A shooter who can't shoot and the next Kevin Knox? Is there a grade lower than an F?

RJ Davis, North Carolina (left); Kyshawn George, Miami
RJ Davis, North Carolina (left); Kyshawn George, Miami / Grant Halverson/GettyImages

The only way to build a championship contender in the NBA is to do it around a superstar, and the only way the Portland Trail Blazers are landing one of those is through the draft. So even though this year's class is widely considered a poor one, it's still critical that the front office finds some type of foundational piece.

As of March 12, Portland is set to have two lottery selections in the 2024 NBA Draft. That's two bites at the apple; two opportunities to draft that crucial asset or potential star.

But in a recent mock draft courtesy of The Ringer, the Blazers' front office whiffs badly on both selections with a shooter who hasn't shown he can shoot and a one-and-done freshman who gives off serious Kevin Knox vibes.

Trail Blazers pick Matas Buzelis, Kyshawn George in 2024 NBA mock draft

Matas Buzelis, F, G League Ignite

With the No. 6 pick, Ringer draft guru Kevin O'Connor has Portland taking G League Ignite forward Matas Buzelis. Buzelis and the Blazers have been linked fairly often in 2024 mocks.

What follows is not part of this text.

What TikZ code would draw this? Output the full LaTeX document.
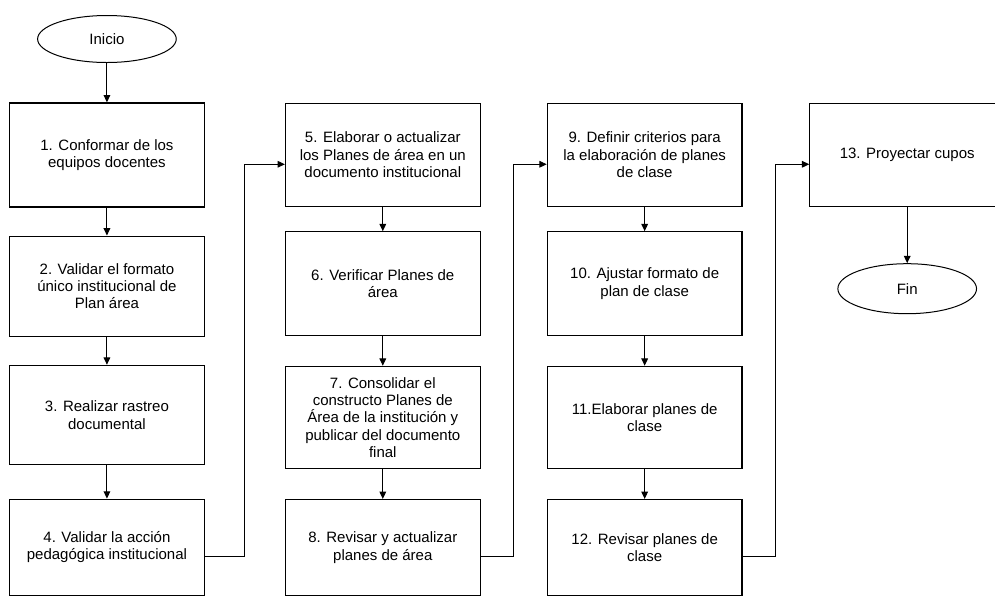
\documentclass[tikz,border=0pt]{standalone}
\usepackage{fontspec}
\setmainfont{Liberation Sans}
\usetikzlibrary{arrows.meta,positioning,calc,shapes.geometric}

\begin{document}
\begin{tikzpicture}[>={Triangle[length=5.5pt,width=5pt]},node distance=21pt,
  paso/.style={draw,line width=0.9pt,minimum width=146pt,minimum height=77.5pt,align=center,inner sep=2pt,font=\fontsize{11.25}{13}\selectfont},
  terminal/.style={draw,ellipse,line width=0.75pt,minimum width=104pt,minimum height=35.25pt,inner sep=1pt,font=\fontsize{11.25}{13}\selectfont},
  flecha/.style={->,line width=0.75pt}]
% first column
\node[terminal] (inicio) {Inicio};
\node[paso,minimum height=78pt,below=29.5pt of inicio] (p1) {1. Conformar de los\\equipos docentes};
\node[paso,minimum height=75pt,below=of p1] (p2) {2. Validar el formato\\único institucional de\\Plan área};
\node[paso,minimum height=74.5pt,below=of p2] (p3) {3. Realizar rastreo\\documental};
\node[paso,minimum height=72pt,below=25pt of p3] (p4) {4. Validar la acción\\pedagógica institucional};
% second column
\node[paso,right=60pt of p1] (p5) {5. Elaborar o actualizar\\los Planes de área en un\\documento institucional};
\node[paso,below=18pt of p5] (p6) {6. Verificar Planes de\\área};
\node[paso,minimum height=76.5pt,below=22.5pt of p6] (p7) {7. Consolidar el\\constructo Planes de\\Área de la institución y\\publicar del documento\\final};
\node[paso,minimum height=72pt,below=22.5pt of p7] (p8) {8. Revisar y actualizar\\planes de área};
% third column
\node[paso,right=49.5pt of p5] (p9) {9. Definir criterios para\\la elaboración de planes\\de clase};
\node[paso,below=18pt of p9] (p10) {10. Ajustar formato de\\plan de clase};
\node[paso,minimum height=76.5pt,below=22.5pt of p10] (p11) {11.Elaborar planes de\\clase};
\node[paso,minimum height=72pt,below=22.5pt of p11] (p12) {12. Revisar planes de\\clase};
% last column
\node[paso,right=50pt of p9] (p13) {13. Proyectar cupos};
\node[terminal,minimum height=37.5pt,below=42pt of p13] (fin) {Fin};

\pgfresetboundingbox
\useasboundingbox ($(p1.west |- inicio.north)+(-6.75pt,11.25pt)$) rectangle ++(746.25pt,-450.75pt);

\draw[flecha] (inicio) -- (p1);
\draw[flecha] (p1) -- (p2);
\draw[flecha] (p2) -- (p3);
\draw[flecha] (p3) -- (p4);
\draw[flecha] (p5) -- (p6);
\draw[flecha] (p6) -- (p7);
\draw[flecha] (p7) -- (p8);
\draw[flecha] (p9) -- (p10);
\draw[flecha] (p10) -- (p11);
\draw[flecha] (p11) -- (p12);
\draw[flecha] (p13) -- (fin);
% links between columns
\draw[flecha] ([yshift=-7pt]p4.east) -| ($(p4.east)!.5!(p5.west)$) |- ([yshift=-7pt]p5.west);
\draw[flecha] ([yshift=-7pt]p8.east) -| ($(p8.east)!.5!(p9.west)$) |- ([yshift=-7pt]p9.west);
\draw[flecha] ([yshift=-7pt]p12.east) -| ($(p12.east)!.5!(p13.west)$) |- ([yshift=-7pt]p13.west);
\end{tikzpicture}
\end{document}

In theory, the 19-year-old is the type of player who would fit well next to Scoot Henderson, Shaedon Sharpe and Anfernee Simons. He's a combo forward with some playmaking feel, but the most attractive part of Buzelis' game is his potential as a three-level scorer at 6-foot-10.

The Ignite star's game is aesthetically pleasing; his shot looks smooth, he's fluid off the dribble and he can use his size to pull up and shoot over most defenders. The problem is that he hasn't shown any of that in the G League.

Through 24 games with the Ignite, Buzelis is averaging 13.9 points on 44/29/69 shooting splits. If his potential as an NBA player is tied to his shooting and scoring, the fact that he isn't shooting well or scoring much is a bit of a concern, right? Even while praising his upside as a shooter, O'Connor notes that Buzelis is streaky and writes, "Who is he really as a shooter?"

Kyshawn George, F, University of Miami

You're forgiven if you haven't heard much about Kyshawn George. He's only started 16 games for a sub-.500 Miami Hurricanes team. The term "projection" is commonly used when scouting draft prospects, and George is a poster boy for the word.

The 20-year-old was recruited to Miami as a point guard with good size at 6-foot-5. He's since grown to 6-8 and is shooting 42 percent from three this year. A point-forward skill set that includes a potential 3-point shot is certainly enticing. But George has barely started half of the Hurricanes' games and is only playing 23 minutes per.

O'Connor has the Blazers taking George with the 13th overall pick; if Portland is going to bet on pure upside, there are better options available. He has Baylor's Yves Missi, an athletic shot-blocking, rim-running center going 18th. Duke's Kyle Filipowski, a 7-footer with guard-like skills, lands 20th in this mock. Either would be a better option for the Blazers at No. 13.


A weak draft class undoubtedly presents challenges. There's no consensus top prospect, so teams picking in the lottery will either try to fill a need or grab a high-risk, high-reward player and hope he becomes a star. That's clearly the thinking here in O'Connor's mock, but if these are the two players the Trail Blazers take, it will be a waste of valuable lottery selections.